The AAA purge left Klaus “high and dry.” When the National Labor Relations Board survived a constitutional challenge in 1937, she moved, with Oliphant’s and Frank’s help, to the NLRB’s rapidly growing staff. Its general counsel refused her request to become a trial attorney. “A lady trial lawyer?” he replied in disbelief. Instead he relegated her to the Review Division, where with 100 other lawyers (including several women) she prepared the equivalent of bench memos on the lengthy records produced by trial examiners. “You worked all the time, as long as you could,” she recalled. The young married men “worked as hard as the rest of us.” She became a supervisor in the Review Division and, later, the Enforcement Division, in which capacity she finally argued cases in federal court.
The Taft-Hartley Act of 1947 altered the structure of the NLRB, so that the general counsel ran the “prosecutorial” staff and the Board simply heard the cases the general counsel chose to bring before it. In 1948 Klaus became the Board’s first solicitor. After her appointment, one Board member, “a dear friend,” explained that although he was glad she had been chosen he had voted against her, because he feared a backlash from Congress if “a woman and a Jew” got the job.

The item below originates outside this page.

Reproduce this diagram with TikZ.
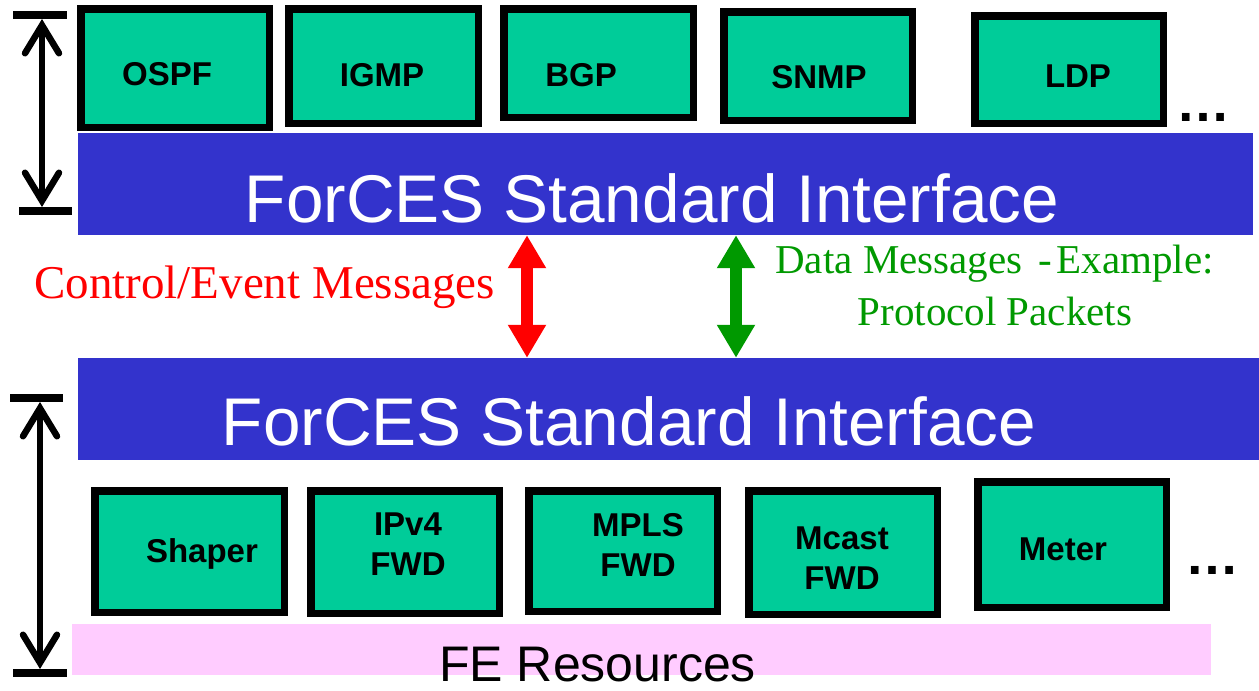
\documentclass[tikz,border=0pt]{standalone}
\usepackage{fontspec}
\setmainfont{Liberation Serif}
\newfontfamily\arialfont{Liberation Sans}
\usetikzlibrary{arrows.meta}
\definecolor{fegreen}{RGB}{0,204,153}
\definecolor{ifblue}{RGB}{51,51,204}
\definecolor{fepink}{RGB}{255,204,255}
\definecolor{datagreen}{RGB}{0,153,0}
\tikzset{
  fe box/.style={draw=black, line width=7.5pt, fill=fegreen, inner sep=0pt},
  fe label/.style={font=\arialfont\bfseries\fontsize{33}{40}\selectfont, align=center, inner sep=0pt, anchor=north},
  iface bar/.style={fill=ifblue, inner sep=0pt},
  iface text/.style={font=\arialfont\fontsize{67.5}{80}\selectfont, text=white, inner sep=0pt, anchor=base},
  msg text/.style={font=\fontsize{47}{56}\selectfont, inner sep=0pt},
  msg arrow/.style={line width=12pt, {Triangle[length=33pt,width=36pt]}-{Triangle[length=33pt,width=36pt]}},
  dim bar/.style={line width=8pt},
  dim arrow/.style={line width=6.5pt, line cap=round, {Straight Barb[length=28pt,width=34pt,line cap=round]}-{Straight Barb[length=28pt,width=34pt,line cap=round]}},
  more/.style={font=\arialfont\bfseries\fontsize{54}{60}\selectfont, inner sep=0pt, anchor=base}
}
\begin{document}
\begin{tikzpicture}[x=1pt,y=-1pt]
  \useasboundingbox (0,0) rectangle (1259,691);
  \clip (0,0) rectangle (1259,691);

  \foreach \nm/\cx/\cy/\w/\h in {ospf/175/68/188.5/118.5, igmp/383.5/66/189.5/114.5, bgp/598.5/63/189.5/108.5, snmp/818/66/188.5/108.5, ldp/1069/69.5/188.5/107.5}
    \node[fe box, minimum width=\w pt, minimum height=\h pt] (\nm) at (\cx,\cy) {};
  \foreach \nm/\cx/\cy/\w/\h in {shaper/189.5/551.5/189.5/121.5, ipv4/405/552/188.5/122.5, mpls/623/551/188.5/120.5, mcast/843/552.5/188.5/123.5, meter/1072/544.5/188.5/125.5}
    \node[fe box, minimum width=\w pt, minimum height=\h pt] (\nm) at (\cx,\cy) {};
  \foreach \nm/\x/\y/\txt in {ospf/167/62/OSPF, igmp/382/63/IGMP, bgp/581/63/BGP, snmp/819/65/SNMP, ldp/1078/65/LDP, shaper/202/538/Shaper, ipv4/408/513/{IPv4\\FWD}, mpls/638/513/{MPLS\\FWD}, mcast/842/527/{Mcast\\FWD}, meter/1063/538/Meter}
    \node[fe label] (\nm-t) at (\x,\y) {\txt};
  \node[more] (top-more) at (1203.5,121) {…};
  \node[more] (bot-more) at (1212.5,574) {…};

  \node[iface bar, minimum width=1175pt, minimum height=102pt] (topbar) at (665.5,184) {};
  \node[iface text] (topbar-t) at (652,222) {ForCES Standard Interface};
  \node[iface bar, minimum width=1181pt, minimum height=102pt] (botbar) at (668.5,409) {};
  \node[iface text] (botbar-t) at (629,445) {ForCES Standard Interface};

  \node[fill=fepink, inner sep=0pt, minimum width=1139pt, minimum height=51pt] (res) at (641.5,649.5) {};
  \node[font=\arialfont\fontsize{50}{60}\selectfont, inner sep=0pt, anchor=base west] (res-t) at (439,681) {FE Resources};

  \coordinate (ctl) at (527,0);
  \coordinate (dat) at (736,0);
  \draw[msg arrow, red] (ctl |- topbar.south) -- (ctl |- botbar.north);
  \draw[msg arrow, datagreen] (dat |- topbar.south) -- (dat |- botbar.north);
  \node[msg text, text=red, anchor=base west] (ctl-t) at (34,298) {Control/Event Messages};
  \node[msg text, text=datagreen, font=\fontsize{41}{50}\selectfont, anchor=base] (dat-t1) at (994.5,273) {Data Messages\hspace{0.4em}-\hspace{0.1em}Example:};
  \node[msg text, text=datagreen, font=\fontsize{41}{50}\selectfont, anchor=base] (dat-t2) at (995,325) {Protocol Packets};

  \coordinate (ce-hi) at (42,15);
  \coordinate (ce-lo) at (42,211);
  \draw[dim bar] ([xshift=-29pt]ce-hi) -- ([xshift=25pt]ce-hi);
  \draw[dim bar] ([xshift=-23pt]ce-lo) -- ([xshift=30pt]ce-lo);
  \draw[dim arrow] ([yshift=-4pt]ce-hi) -- ([yshift=4pt]ce-lo);
  \coordinate (fe-hi) at (40,398);
  \coordinate (fe-lo) at (40,673);
  \draw[dim bar] ([xshift=-30pt]fe-hi) -- ([xshift=23pt]fe-hi);
  \draw[dim bar] ([xshift=-27pt]fe-lo) -- ([xshift=27pt]fe-lo);
  \draw[dim arrow] ([yshift=-4pt]fe-hi) -- ([yshift=4pt]fe-lo);
\end{tikzpicture}
\end{document}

In 1954 Klaus left the NLRB over differences with the Republican administration and set her sights on becoming the chief labor advisor of New York City’s mayor. When the mayor asked her whom she “knew,” Klaus gave the names of leading lawyers and labor relations experts. The mayor replied, “Well, those are fine names. See if you can’t think of somebody else.” Only then did she realize that he wanted her to name some notable local politician. “I was very naive about politics in those days,” she recalled. “I had been completely sheltered from it in Washington.” Ultimately, she landed the job and spent the rest of her career handling labor matters for various branches of New York City’s government.